Visualizing Distributed Traces in Aggregate
Adrita Samanta, Henry Han, Darby Huye, Lan Liu, Zhaoqi Zhang, Raja R. Sambasivan
TL;DR
This paper tackles the challenge of analyzing large-scale distributed traces by proposing an aggregation approach that clusters similar traces and visualizes group-level variations. It defines trace similarity using Jaccard-like encodings and employs Disjoint Set Union to form trace groups, from which a representative trace is chosen and an aggregate trace graph is constructed to capture group-wide relationships and deviations. The method includes preprocessing to remove incomplete traces, multiple encoding definitions (notably service-set and exact-structure), and a threshold-based graph construction with an optimization procedure to approach a target number of groups. Visualizations are developed to depict groups and selected services, and the approach is evaluated on synthetic datasets, reporting both effectiveness and performance metrics along with threshold-finding results. Overall, the work advances scalable trace analysis by providing a practical pipeline for grouping, representing, and visualizing trace datasets to aid debugging and system optimization.
Abstract
Distributed systems are comprised of many components that communicate together to form an application. Distributed tracing gives us visibility into these complex interactions, but it can be difficult to reason about the system's behavior, even with traces.
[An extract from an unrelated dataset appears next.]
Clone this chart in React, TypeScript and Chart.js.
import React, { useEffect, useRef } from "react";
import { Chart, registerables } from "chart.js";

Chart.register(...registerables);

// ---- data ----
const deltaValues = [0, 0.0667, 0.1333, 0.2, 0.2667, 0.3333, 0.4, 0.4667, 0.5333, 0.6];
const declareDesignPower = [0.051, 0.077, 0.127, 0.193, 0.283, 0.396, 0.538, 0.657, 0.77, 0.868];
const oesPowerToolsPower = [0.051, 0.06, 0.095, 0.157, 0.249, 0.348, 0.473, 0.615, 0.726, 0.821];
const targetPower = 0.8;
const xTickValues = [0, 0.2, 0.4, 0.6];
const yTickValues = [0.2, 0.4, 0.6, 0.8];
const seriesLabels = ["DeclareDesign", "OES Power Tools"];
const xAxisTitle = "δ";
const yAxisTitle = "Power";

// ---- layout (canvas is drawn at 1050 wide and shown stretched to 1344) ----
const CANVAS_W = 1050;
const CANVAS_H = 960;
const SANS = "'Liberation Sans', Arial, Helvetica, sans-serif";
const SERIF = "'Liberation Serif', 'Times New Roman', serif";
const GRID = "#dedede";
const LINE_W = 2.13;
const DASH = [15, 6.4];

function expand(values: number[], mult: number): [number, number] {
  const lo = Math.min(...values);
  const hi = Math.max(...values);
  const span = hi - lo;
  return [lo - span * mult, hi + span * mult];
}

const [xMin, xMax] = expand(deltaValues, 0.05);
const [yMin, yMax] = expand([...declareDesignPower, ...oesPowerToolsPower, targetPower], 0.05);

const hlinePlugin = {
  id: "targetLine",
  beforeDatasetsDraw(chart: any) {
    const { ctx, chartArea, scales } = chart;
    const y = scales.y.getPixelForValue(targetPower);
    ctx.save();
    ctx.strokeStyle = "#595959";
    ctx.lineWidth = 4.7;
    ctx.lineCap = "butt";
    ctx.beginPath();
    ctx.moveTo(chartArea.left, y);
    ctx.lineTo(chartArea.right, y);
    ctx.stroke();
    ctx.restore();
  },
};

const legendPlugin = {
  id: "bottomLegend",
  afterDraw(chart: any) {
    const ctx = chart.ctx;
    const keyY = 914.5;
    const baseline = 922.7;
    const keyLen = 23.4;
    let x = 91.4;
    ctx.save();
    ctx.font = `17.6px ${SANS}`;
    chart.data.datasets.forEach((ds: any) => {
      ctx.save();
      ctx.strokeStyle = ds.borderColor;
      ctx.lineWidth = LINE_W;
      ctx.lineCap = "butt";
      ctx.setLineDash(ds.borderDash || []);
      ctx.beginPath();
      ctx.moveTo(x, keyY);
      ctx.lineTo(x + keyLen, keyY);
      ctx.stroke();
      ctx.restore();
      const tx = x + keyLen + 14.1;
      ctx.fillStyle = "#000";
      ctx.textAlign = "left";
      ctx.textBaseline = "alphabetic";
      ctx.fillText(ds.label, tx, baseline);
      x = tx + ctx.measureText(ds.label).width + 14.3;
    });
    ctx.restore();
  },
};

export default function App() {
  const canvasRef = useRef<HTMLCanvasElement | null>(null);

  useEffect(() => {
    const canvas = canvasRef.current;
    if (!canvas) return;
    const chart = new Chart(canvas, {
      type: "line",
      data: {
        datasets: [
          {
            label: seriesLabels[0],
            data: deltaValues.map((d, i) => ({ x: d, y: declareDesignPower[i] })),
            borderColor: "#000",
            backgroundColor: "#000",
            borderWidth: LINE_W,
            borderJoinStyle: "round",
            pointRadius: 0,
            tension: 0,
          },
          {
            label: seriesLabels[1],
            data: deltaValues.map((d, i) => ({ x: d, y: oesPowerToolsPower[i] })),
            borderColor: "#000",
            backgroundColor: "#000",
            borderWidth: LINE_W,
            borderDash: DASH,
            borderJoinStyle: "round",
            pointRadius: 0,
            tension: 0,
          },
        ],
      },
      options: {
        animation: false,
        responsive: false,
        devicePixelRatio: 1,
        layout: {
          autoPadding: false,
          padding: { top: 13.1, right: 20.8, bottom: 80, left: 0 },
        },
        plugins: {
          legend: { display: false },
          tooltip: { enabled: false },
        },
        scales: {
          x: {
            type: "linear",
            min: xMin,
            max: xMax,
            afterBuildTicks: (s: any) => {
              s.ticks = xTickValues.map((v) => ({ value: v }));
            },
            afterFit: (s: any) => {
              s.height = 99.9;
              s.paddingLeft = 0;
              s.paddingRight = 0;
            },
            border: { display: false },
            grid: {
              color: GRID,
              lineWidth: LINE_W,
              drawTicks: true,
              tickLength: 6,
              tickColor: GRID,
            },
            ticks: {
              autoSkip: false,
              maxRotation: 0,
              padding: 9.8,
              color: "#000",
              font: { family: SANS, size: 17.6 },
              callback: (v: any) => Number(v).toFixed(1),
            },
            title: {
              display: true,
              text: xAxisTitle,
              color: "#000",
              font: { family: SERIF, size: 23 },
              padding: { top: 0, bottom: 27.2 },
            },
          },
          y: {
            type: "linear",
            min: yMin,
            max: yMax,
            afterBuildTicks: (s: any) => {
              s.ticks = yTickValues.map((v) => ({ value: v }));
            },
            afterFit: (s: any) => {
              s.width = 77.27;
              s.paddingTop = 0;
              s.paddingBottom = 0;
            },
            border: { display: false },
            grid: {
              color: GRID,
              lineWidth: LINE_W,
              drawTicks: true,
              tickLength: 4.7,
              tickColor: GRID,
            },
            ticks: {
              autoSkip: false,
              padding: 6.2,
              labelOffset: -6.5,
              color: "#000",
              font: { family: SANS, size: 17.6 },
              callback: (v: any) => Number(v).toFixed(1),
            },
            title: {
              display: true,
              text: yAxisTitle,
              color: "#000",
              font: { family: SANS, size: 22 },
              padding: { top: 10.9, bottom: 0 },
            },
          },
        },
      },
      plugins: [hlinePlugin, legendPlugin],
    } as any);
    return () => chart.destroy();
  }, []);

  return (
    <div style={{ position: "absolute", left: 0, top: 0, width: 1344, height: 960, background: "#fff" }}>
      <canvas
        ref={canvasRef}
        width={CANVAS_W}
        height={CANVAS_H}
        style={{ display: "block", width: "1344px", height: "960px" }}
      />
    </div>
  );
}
Systems collect large amounts of tracing data even with low sampling rates. Even when there are patterns in the system, it is often difficult to detect similarities in traces since current tools mainly allow developers to visualize individual traces. Debugging and system optimization is difficult for developers without an understanding of the whole trace dataset. In order to help present these similarities, this paper proposes a method to aggregate traces in a way that groups together and visualizes similar traces. We do so by assigning a few traces that are representative of each set. We suggest that traces can be grouped based on how many services they share, how many levels the graph has, how structurally similar they are, or how close their latencies are. We also develop an aggregate trace data structure as a way to comprehensively visualize these groups and a method for filtering out incomplete traces if a more complete version of the trace exists. The unique traces of each group are especially useful to developers for troubleshooting. Overall, our approach allows for a more efficient method of analyzing system behavior.